## Start Raw records

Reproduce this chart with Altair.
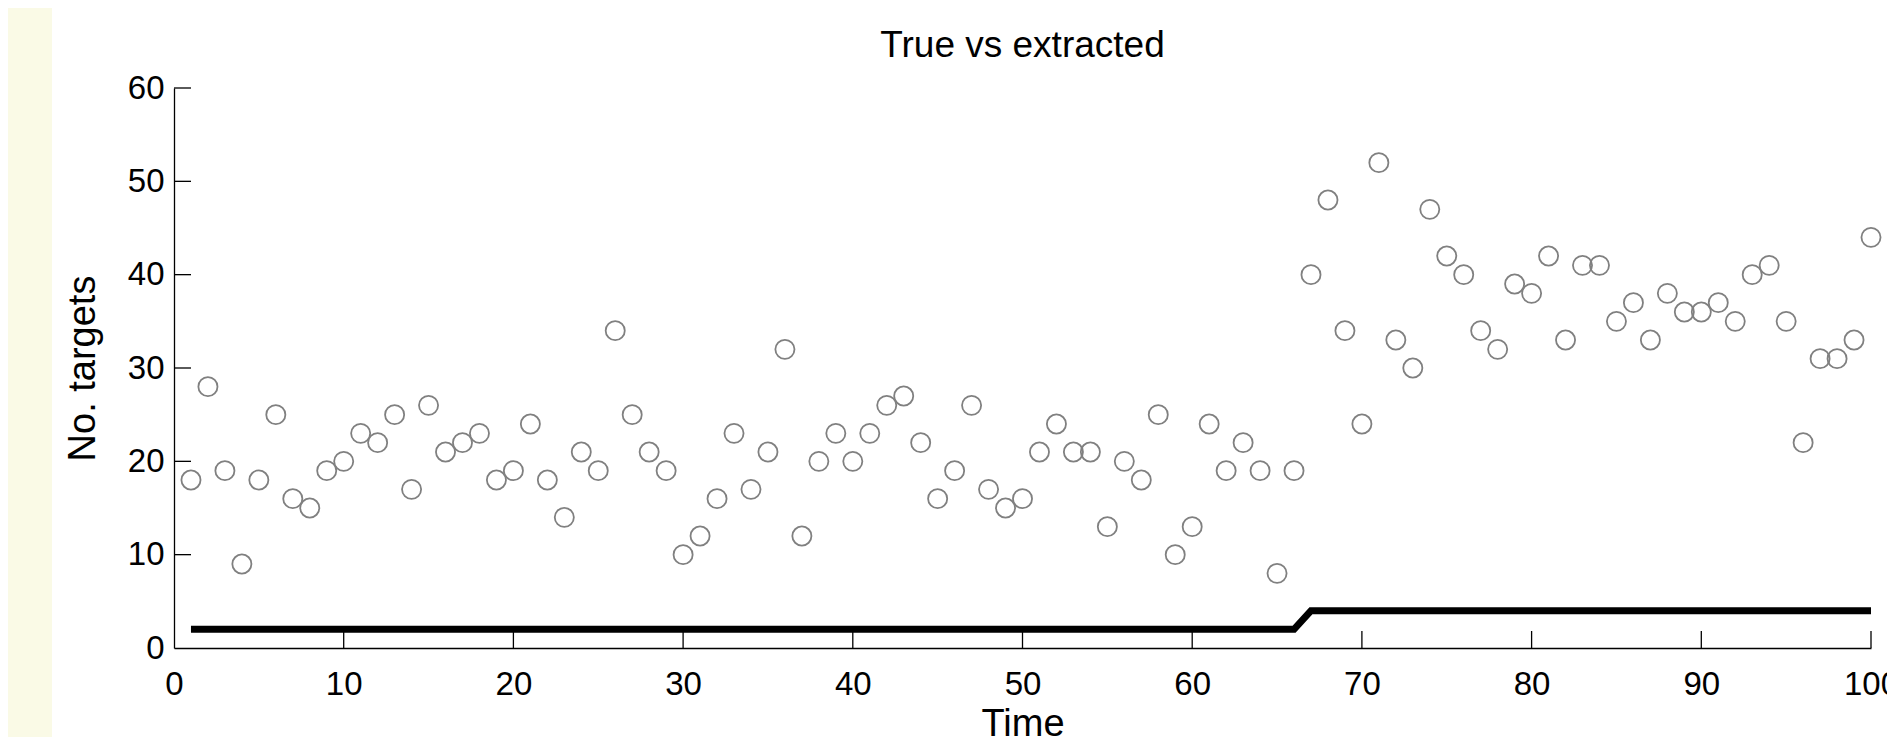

## End Raw records
## Start Raw records

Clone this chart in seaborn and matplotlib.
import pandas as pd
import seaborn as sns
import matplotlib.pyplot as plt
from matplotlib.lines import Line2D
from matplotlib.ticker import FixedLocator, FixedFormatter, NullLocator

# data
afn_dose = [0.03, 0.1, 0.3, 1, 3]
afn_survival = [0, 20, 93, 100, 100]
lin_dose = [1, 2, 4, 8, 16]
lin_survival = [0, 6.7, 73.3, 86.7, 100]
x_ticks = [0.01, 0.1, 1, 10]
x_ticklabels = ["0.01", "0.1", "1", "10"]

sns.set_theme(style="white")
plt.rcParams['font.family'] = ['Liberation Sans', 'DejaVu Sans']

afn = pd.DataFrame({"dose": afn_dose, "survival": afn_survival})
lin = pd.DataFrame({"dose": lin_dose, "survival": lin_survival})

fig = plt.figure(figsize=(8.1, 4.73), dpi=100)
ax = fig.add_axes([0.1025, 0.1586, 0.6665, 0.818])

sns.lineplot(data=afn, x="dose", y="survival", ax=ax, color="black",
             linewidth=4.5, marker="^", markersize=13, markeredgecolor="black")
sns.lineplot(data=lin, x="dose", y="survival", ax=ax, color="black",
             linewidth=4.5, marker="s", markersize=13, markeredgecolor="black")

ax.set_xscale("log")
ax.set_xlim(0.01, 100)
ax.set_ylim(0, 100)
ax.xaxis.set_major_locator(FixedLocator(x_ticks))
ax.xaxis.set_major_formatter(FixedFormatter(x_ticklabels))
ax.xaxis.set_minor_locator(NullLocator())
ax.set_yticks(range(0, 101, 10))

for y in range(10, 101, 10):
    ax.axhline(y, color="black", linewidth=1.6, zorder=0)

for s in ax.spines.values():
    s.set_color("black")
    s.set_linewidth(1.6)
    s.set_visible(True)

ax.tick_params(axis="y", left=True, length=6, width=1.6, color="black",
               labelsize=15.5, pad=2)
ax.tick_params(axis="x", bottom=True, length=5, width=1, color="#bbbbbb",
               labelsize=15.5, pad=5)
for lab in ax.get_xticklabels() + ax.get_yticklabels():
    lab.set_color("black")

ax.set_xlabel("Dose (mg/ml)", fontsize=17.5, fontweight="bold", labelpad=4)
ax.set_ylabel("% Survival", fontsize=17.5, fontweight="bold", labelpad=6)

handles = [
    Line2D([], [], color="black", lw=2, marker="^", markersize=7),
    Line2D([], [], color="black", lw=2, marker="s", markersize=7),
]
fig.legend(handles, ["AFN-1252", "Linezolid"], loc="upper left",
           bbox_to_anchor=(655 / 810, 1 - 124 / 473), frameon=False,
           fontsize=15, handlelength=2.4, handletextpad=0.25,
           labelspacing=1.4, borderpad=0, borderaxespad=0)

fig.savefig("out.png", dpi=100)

## End Raw records
## Start Raw records

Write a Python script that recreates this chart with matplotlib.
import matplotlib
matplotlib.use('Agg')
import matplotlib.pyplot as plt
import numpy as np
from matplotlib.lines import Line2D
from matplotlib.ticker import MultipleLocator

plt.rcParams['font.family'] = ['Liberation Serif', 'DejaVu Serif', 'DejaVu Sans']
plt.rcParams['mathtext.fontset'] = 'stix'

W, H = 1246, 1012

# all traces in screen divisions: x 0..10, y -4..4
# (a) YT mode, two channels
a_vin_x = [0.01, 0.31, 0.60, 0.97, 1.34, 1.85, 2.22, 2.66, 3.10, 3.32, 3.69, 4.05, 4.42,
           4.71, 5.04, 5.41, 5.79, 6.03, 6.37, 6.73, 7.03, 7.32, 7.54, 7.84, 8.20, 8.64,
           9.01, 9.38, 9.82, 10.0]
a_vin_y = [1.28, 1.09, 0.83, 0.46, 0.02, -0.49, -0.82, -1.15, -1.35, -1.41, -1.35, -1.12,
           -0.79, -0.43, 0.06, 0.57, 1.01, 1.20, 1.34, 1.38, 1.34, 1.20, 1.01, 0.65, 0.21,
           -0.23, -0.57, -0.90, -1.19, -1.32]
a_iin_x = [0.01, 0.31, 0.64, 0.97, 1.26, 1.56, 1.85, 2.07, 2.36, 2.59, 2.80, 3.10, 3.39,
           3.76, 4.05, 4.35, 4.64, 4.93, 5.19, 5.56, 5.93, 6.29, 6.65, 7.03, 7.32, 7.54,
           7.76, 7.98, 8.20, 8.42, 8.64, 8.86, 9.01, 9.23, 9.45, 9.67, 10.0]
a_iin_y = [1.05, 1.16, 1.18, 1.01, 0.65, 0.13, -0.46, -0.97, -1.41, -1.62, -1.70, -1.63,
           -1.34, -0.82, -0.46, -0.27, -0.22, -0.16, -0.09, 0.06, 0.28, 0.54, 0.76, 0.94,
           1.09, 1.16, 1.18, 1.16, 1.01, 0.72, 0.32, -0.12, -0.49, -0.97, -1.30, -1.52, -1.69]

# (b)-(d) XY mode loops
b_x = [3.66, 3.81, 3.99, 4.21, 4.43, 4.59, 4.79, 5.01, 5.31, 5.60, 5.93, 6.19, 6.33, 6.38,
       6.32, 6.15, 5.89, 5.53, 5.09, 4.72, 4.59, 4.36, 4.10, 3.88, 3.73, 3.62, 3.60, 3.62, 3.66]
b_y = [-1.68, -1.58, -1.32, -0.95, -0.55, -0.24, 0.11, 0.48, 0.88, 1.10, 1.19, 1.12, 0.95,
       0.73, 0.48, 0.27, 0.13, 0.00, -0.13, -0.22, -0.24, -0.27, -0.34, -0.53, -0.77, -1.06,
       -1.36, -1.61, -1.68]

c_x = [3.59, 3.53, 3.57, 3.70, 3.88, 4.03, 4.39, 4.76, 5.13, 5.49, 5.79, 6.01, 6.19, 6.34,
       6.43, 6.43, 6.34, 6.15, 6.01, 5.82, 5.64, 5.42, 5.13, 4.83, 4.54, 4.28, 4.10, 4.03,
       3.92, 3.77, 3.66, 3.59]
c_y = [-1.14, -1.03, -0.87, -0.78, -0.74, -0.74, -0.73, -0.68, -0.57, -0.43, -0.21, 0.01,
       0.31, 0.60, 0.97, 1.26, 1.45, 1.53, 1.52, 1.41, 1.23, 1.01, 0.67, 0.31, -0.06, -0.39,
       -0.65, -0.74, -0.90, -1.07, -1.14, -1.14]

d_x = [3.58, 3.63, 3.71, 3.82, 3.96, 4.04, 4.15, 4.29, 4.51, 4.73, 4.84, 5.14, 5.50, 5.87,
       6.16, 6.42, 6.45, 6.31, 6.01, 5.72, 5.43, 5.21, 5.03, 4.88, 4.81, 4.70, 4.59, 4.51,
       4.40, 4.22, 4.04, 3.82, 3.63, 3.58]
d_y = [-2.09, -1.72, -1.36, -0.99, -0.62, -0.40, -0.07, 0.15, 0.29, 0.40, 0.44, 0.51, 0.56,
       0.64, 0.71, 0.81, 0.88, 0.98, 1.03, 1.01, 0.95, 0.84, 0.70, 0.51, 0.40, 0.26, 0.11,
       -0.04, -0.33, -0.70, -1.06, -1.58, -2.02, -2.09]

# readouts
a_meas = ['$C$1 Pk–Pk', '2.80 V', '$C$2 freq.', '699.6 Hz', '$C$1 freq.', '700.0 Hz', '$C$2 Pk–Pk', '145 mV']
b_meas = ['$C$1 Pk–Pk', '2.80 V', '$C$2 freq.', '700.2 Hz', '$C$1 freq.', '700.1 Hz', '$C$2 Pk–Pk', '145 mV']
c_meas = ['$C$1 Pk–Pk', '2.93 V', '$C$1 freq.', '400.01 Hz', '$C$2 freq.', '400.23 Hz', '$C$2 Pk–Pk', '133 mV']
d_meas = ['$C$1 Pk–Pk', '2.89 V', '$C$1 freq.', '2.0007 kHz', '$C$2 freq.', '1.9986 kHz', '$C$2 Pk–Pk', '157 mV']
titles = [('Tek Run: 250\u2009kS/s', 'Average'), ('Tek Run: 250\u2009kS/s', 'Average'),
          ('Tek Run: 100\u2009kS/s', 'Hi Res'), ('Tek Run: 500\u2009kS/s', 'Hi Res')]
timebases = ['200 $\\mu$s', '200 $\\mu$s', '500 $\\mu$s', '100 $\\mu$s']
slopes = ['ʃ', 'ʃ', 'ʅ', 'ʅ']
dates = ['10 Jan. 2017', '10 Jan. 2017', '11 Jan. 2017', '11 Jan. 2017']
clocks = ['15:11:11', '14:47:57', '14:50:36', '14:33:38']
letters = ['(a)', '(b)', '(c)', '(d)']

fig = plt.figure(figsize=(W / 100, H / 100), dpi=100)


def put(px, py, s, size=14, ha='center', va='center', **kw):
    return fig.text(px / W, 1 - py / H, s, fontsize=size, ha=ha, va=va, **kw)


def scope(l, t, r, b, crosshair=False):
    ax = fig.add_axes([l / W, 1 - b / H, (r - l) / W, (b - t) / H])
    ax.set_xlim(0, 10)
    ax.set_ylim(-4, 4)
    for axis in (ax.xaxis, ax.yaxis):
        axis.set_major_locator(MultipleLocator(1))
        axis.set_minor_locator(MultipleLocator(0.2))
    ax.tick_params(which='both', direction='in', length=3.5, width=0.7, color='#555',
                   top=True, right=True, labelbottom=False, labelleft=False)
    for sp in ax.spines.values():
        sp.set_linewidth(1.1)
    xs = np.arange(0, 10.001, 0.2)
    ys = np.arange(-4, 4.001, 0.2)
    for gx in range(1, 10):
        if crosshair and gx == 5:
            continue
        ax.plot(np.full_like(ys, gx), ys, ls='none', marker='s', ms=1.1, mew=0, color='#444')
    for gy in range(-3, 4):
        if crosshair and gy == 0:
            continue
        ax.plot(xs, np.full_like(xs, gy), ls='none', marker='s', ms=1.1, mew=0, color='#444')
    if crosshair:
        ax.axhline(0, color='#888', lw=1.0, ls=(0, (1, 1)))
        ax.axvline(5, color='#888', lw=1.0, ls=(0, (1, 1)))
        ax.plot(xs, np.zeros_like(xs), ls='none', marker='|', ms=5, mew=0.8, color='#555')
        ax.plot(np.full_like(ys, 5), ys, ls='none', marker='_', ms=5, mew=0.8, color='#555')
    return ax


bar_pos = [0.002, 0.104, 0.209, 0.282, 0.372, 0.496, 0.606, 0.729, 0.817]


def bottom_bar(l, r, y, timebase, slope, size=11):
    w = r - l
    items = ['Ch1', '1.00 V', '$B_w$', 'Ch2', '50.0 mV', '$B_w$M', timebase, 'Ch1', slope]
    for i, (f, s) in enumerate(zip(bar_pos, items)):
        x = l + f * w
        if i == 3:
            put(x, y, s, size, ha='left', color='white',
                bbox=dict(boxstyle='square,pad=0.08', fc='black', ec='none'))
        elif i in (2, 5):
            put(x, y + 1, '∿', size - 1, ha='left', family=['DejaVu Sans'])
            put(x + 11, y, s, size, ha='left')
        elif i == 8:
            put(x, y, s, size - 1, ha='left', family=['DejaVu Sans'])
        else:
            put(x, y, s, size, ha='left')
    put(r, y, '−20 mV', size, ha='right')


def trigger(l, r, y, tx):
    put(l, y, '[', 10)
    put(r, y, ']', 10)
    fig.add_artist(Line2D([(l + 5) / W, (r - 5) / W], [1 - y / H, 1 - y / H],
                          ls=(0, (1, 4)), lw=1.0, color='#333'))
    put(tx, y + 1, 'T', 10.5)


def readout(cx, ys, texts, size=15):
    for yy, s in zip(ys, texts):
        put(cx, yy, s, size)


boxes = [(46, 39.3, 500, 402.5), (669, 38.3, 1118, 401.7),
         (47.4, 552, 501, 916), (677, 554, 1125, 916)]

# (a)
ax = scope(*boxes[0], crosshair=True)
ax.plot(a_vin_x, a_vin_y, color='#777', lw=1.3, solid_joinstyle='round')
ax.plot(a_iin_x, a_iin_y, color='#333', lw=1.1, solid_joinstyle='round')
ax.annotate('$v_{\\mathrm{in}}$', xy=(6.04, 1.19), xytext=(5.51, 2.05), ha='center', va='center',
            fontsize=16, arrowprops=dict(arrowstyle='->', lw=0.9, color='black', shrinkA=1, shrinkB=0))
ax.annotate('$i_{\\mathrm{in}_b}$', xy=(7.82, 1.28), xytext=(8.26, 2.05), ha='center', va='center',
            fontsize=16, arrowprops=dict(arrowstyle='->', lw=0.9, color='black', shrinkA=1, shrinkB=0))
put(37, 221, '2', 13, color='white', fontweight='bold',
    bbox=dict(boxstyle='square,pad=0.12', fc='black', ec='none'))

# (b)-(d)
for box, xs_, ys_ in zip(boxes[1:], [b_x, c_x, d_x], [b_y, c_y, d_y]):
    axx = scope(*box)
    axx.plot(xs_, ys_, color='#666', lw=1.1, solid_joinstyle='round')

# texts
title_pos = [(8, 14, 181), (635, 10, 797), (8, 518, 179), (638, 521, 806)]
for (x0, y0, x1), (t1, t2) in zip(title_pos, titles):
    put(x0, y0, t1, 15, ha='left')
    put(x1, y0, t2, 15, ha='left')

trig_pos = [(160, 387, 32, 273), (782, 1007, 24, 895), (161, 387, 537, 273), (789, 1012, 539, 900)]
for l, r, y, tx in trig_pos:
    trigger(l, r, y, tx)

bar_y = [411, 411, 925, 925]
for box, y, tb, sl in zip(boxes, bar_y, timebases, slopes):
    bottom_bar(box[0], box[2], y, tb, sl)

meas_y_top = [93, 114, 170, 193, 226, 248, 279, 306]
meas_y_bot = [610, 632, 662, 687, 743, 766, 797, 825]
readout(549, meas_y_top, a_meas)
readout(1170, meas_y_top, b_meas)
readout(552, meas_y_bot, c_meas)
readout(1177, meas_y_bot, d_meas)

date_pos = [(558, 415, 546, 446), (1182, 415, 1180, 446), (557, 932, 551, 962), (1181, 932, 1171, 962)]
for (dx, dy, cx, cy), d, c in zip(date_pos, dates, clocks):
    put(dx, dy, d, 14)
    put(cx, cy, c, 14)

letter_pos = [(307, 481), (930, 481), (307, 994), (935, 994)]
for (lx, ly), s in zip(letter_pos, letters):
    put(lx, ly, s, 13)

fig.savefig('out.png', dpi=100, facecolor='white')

## End Raw records

Exercise directions: What is the number of lines that hold the string "chart"? Give it alone.

Solution to this problem: 3